Write out each line exactly as given. Leave the pictures out of your copy.

START

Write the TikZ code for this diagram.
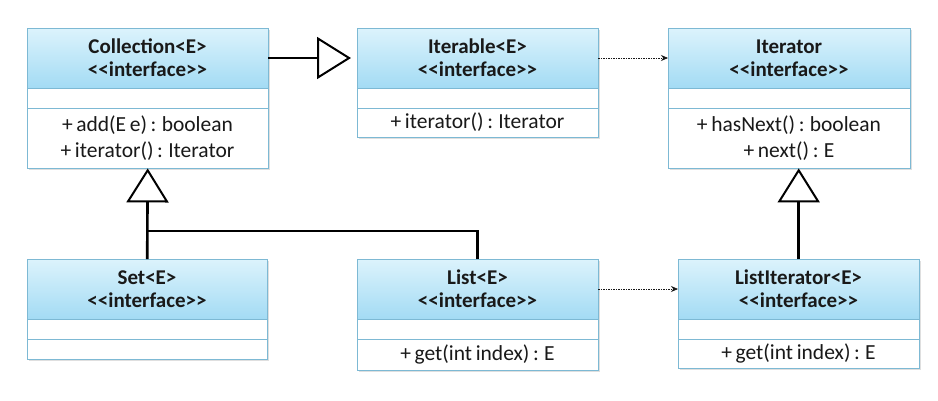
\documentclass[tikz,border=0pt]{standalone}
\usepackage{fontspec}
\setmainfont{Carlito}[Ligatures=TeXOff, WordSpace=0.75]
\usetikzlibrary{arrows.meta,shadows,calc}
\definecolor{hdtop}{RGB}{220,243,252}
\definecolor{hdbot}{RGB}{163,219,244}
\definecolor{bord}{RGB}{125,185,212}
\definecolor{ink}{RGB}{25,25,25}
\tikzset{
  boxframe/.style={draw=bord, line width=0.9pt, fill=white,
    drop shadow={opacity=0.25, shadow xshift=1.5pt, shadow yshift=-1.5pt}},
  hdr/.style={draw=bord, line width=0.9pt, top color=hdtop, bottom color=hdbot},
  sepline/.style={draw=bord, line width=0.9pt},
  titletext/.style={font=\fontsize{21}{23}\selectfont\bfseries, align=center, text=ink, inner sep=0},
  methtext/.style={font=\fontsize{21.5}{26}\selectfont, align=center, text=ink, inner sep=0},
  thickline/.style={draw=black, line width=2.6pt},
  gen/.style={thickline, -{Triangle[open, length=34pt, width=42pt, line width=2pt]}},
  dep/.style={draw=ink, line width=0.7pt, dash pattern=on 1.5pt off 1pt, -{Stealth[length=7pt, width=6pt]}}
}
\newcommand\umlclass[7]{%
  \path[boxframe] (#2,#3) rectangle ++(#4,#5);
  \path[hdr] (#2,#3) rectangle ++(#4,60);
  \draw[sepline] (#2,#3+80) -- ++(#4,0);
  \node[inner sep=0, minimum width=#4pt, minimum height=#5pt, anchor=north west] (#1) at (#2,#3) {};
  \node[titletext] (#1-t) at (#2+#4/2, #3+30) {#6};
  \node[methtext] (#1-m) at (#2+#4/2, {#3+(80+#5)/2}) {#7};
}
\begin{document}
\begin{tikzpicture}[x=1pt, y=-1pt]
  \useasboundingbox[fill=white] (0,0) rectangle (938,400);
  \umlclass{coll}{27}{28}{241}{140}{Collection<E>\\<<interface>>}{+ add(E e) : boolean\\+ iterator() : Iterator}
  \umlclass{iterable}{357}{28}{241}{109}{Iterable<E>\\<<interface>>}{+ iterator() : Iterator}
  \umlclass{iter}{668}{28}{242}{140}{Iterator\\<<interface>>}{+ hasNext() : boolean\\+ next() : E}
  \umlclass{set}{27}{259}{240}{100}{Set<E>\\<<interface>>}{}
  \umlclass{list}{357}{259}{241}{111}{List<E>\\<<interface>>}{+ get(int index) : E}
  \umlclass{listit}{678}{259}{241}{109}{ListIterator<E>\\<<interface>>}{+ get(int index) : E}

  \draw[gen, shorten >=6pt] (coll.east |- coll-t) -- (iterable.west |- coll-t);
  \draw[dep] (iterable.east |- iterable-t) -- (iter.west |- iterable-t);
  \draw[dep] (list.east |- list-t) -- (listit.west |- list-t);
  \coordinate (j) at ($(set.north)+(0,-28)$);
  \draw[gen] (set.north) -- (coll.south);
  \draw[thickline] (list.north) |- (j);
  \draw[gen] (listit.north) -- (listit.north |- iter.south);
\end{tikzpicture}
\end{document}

END

» Completed exercise:
Write the TikZ code for this diagram.
\documentclass[tikz,border=0pt]{standalone}
\usepackage{fontspec}
\setmainfont{Carlito}[Ligatures=TeXOff, WordSpace=0.75]
\usetikzlibrary{arrows.meta,shadows,calc}
\definecolor{hdtop}{RGB}{220,243,252}
\definecolor{hdbot}{RGB}{163,219,244}
\definecolor{bord}{RGB}{125,185,212}
\definecolor{ink}{RGB}{25,25,25}
\tikzset{
  boxframe/.style={draw=bord, line width=0.9pt, fill=white,
    drop shadow={opacity=0.25, shadow xshift=1.5pt, shadow yshift=-1.5pt}},
  hdr/.style={draw=bord, line width=0.9pt, top color=hdtop, bottom color=hdbot},
  sepline/.style={draw=bord, line width=0.9pt},
  titletext/.style={font=\fontsize{21}{23}\selectfont\bfseries, align=center, text=ink, inner sep=0},
  methtext/.style={font=\fontsize{21.5}{26}\selectfont, align=center, text=ink, inner sep=0},
  thickline/.style={draw=black, line width=2.6pt},
  gen/.style={thickline, -{Triangle[open, length=34pt, width=42pt, line width=2pt]}},
  dep/.style={draw=ink, line width=0.7pt, dash pattern=on 1.5pt off 1pt, -{Stealth[length=7pt, width=6pt]}}
}
\newcommand\umlclass[7]{%
  \path[boxframe] (#2,#3) rectangle ++(#4,#5);
  \path[hdr] (#2,#3) rectangle ++(#4,60);
  \draw[sepline] (#2,#3+80) -- ++(#4,0);
  \node[inner sep=0, minimum width=#4pt, minimum height=#5pt, anchor=north west] (#1) at (#2,#3) {};
  \node[titletext] (#1-t) at (#2+#4/2, #3+30) {#6};
  \node[methtext] (#1-m) at (#2+#4/2, {#3+(80+#5)/2}) {#7};
}
\begin{document}
\begin{tikzpicture}[x=1pt, y=-1pt]
  \useasboundingbox[fill=white] (0,0) rectangle (938,400);
  \umlclass{coll}{27}{28}{241}{140}{Collection<E>\\<<interface>>}{+ add(E e) : boolean\\+ iterator() : Iterator}
  \umlclass{iterable}{357}{28}{241}{109}{Iterable<E>\\<<interface>>}{+ iterator() : Iterator}
  \umlclass{iter}{668}{28}{242}{140}{Iterator\\<<interface>>}{+ hasNext() : boolean\\+ next() : E}
  \umlclass{set}{27}{259}{240}{100}{Set<E>\\<<interface>>}{}
  \umlclass{list}{357}{259}{241}{111}{List<E>\\<<interface>>}{+ get(int index) : E}
  \umlclass{listit}{678}{259}{241}{109}{ListIterator<E>\\<<interface>>}{+ get(int index) : E}

  \draw[gen, shorten >=6pt] (coll.east |- coll-t) -- (iterable.west |- coll-t);
  \draw[dep] (iterable.east |- iterable-t) -- (iter.west |- iterable-t);
  \draw[dep] (list.east |- list-t) -- (listit.west |- list-t);
  \coordinate (j) at ($(set.north)+(0,-28)$);
  \draw[gen] (set.north) -- (coll.south);
  \draw[thickline] (list.north) |- (j);
  \draw[gen] (listit.north) -- (listit.north |- iter.south);
\end{tikzpicture}
\end{document}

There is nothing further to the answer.